**TASK DESCRIPTION:** Omit the images. Copy each entry word for word.

**GIVEN DATA:**

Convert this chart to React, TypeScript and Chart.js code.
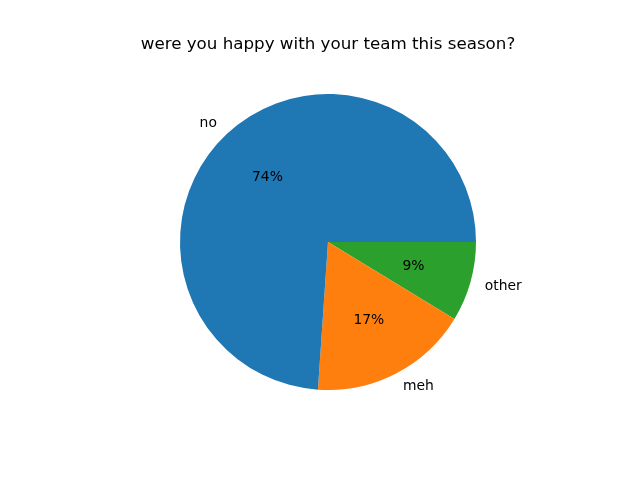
import React, { useEffect, useRef } from "react";
import { Chart, registerables } from "chart.js";

Chart.register(...registerables);

const title = "were you happy with your team this season?";
// matplotlib order (counter-clockwise from 3 o'clock)
const categories = ["no", "meh", "other"];
const values = [17, 4, 2];
const colors = ["#1f77b4", "#ff7f0e", "#2ca02c"];

const FONT = '"DejaVu Sans", sans-serif';

const labelPlugin = {
  id: "mplLabels",
  afterDraw(chart: any) {
    const ctx = chart.ctx;
    const meta = chart.getDatasetMeta(0);
    const total = values.reduce((a, b) => a + b, 0);
    ctx.save();
    ctx.fillStyle = "#000";
    // title
    ctx.font = `16.7px ${FONT}`;
    ctx.textAlign = "center";
    ctx.textBaseline = "alphabetic";
    ctx.fillText(title, 328, 49);
    ctx.font = `13.9px ${FONT}`;
    meta.data.forEach((arc: any, i: number) => {
      const { x, y, startAngle, endAngle, outerRadius } = arc.getProps(
        ["x", "y", "startAngle", "endAngle", "outerRadius"],
        true
      );
      const mid = (startAngle + endAngle) / 2;
      const c = Math.cos(mid);
      const s = Math.sin(mid);
      const idx = chart.data.datasets[0].srcIndex[i];
      // label
      const lx = x + 1.1 * outerRadius * c;
      const ly = y + 1.1 * outerRadius * s;
      ctx.textAlign = c > 0 ? "left" : "right";
      ctx.textBaseline = "middle";
      ctx.fillText(categories[idx], lx, ly);
      // percent
      const px = x + 0.6 * outerRadius * c;
      const py = y + 0.6 * outerRadius * s;
      ctx.textAlign = "center";
      ctx.fillText(`${Math.round((values[idx] / total) * 100)}%`, px, py);
    });
    ctx.restore();
  },
};

export default function App() {
  const ref = useRef<HTMLCanvasElement>(null);
  useEffect(() => {
    document.body.style.margin = "0";
    // Chart.js draws clockwise; reverse to mimic matplotlib counter-clockwise
    const order = values.map((_, i) => i).reverse();
    const chart = new Chart(ref.current!, {
      type: "pie",
      data: {
        labels: order.map((i) => categories[i]),
        datasets: [
          {
            data: order.map((i) => values[i]),
            backgroundColor: order.map((i) => colors[i]),
            borderWidth: 0,
            srcIndex: order,
          } as any,
        ],
      },
      options: {
        responsive: false,
        animation: false,
        devicePixelRatio: 1,
        rotation: 90,
        layout: { padding: { top: 94, bottom: 90, left: 180, right: 164 } },
        plugins: {
          legend: { display: false },
          title: { display: false },
          tooltip: { enabled: false },
        },
      },
      plugins: [labelPlugin],
    });
    return () => chart.destroy();
  }, []);
  return (
    <div style={{ width: 640, height: 480, background: "#fff" }}>
      <canvas ref={ref} width={640} height={480} />
    </div>
  );
}
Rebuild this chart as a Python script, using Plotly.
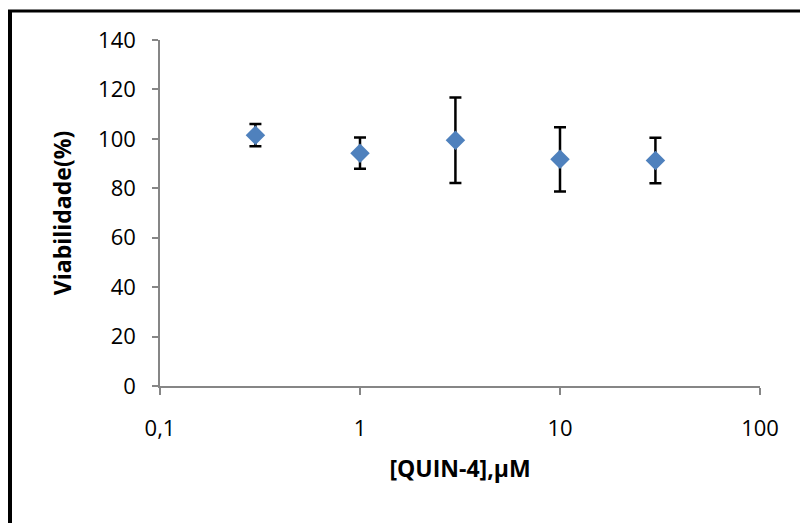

**WRITTEN ANSWER:**
Convert this chart to React, TypeScript and Chart.js code.
import React, { useEffect, useRef } from "react";
import { Chart, registerables } from "chart.js";

Chart.register(...registerables);

const title = "were you happy with your team this season?";
// matplotlib order (counter-clockwise from 3 o'clock)
const categories = ["no", "meh", "other"];
const values = [17, 4, 2];
const colors = ["#1f77b4", "#ff7f0e", "#2ca02c"];

const FONT = '"DejaVu Sans", sans-serif';

const labelPlugin = {
  id: "mplLabels",
  afterDraw(chart: any) {
    const ctx = chart.ctx;
    const meta = chart.getDatasetMeta(0);
    const total = values.reduce((a, b) => a + b, 0);
    ctx.save();
    ctx.fillStyle = "#000";
    // title
    ctx.font = `16.7px ${FONT}`;
    ctx.textAlign = "center";
    ctx.textBaseline = "alphabetic";
    ctx.fillText(title, 328, 49);
    ctx.font = `13.9px ${FONT}`;
    meta.data.forEach((arc: any, i: number) => {
      const { x, y, startAngle, endAngle, outerRadius } = arc.getProps(
        ["x", "y", "startAngle", "endAngle", "outerRadius"],
        true
      );
      const mid = (startAngle + endAngle) / 2;
      const c = Math.cos(mid);
      const s = Math.sin(mid);
      const idx = chart.data.datasets[0].srcIndex[i];
      // label
      const lx = x + 1.1 * outerRadius * c;
      const ly = y + 1.1 * outerRadius * s;
      ctx.textAlign = c > 0 ? "left" : "right";
      ctx.textBaseline = "middle";
      ctx.fillText(categories[idx], lx, ly);
      // percent
      const px = x + 0.6 * outerRadius * c;
      const py = y + 0.6 * outerRadius * s;
      ctx.textAlign = "center";
      ctx.fillText(`${Math.round((values[idx] / total) * 100)}%`, px, py);
    });
    ctx.restore();
  },
};

export default function App() {
  const ref = useRef<HTMLCanvasElement>(null);
  useEffect(() => {
    document.body.style.margin = "0";
    // Chart.js draws clockwise; reverse to mimic matplotlib counter-clockwise
    const order = values.map((_, i) => i).reverse();
    const chart = new Chart(ref.current!, {
      type: "pie",
      data: {
        labels: order.map((i) => categories[i]),
        datasets: [
          {
            data: order.map((i) => values[i]),
            backgroundColor: order.map((i) => colors[i]),
            borderWidth: 0,
            srcIndex: order,
          } as any,
        ],
      },
      options: {
        responsive: false,
        animation: false,
        devicePixelRatio: 1,
        rotation: 90,
        layout: { padding: { top: 94, bottom: 90, left: 180, right: 164 } },
        plugins: {
          legend: { display: false },
          title: { display: false },
          tooltip: { enabled: false },
        },
      },
      plugins: [labelPlugin],
    });
    return () => chart.destroy();
  }, []);
  return (
    <div style={{ width: 640, height: 480, background: "#fff" }}>
      <canvas ref={ref} width={640} height={480} />
    </div>
  );
}
Rebuild this chart as a Python script, using Plotly.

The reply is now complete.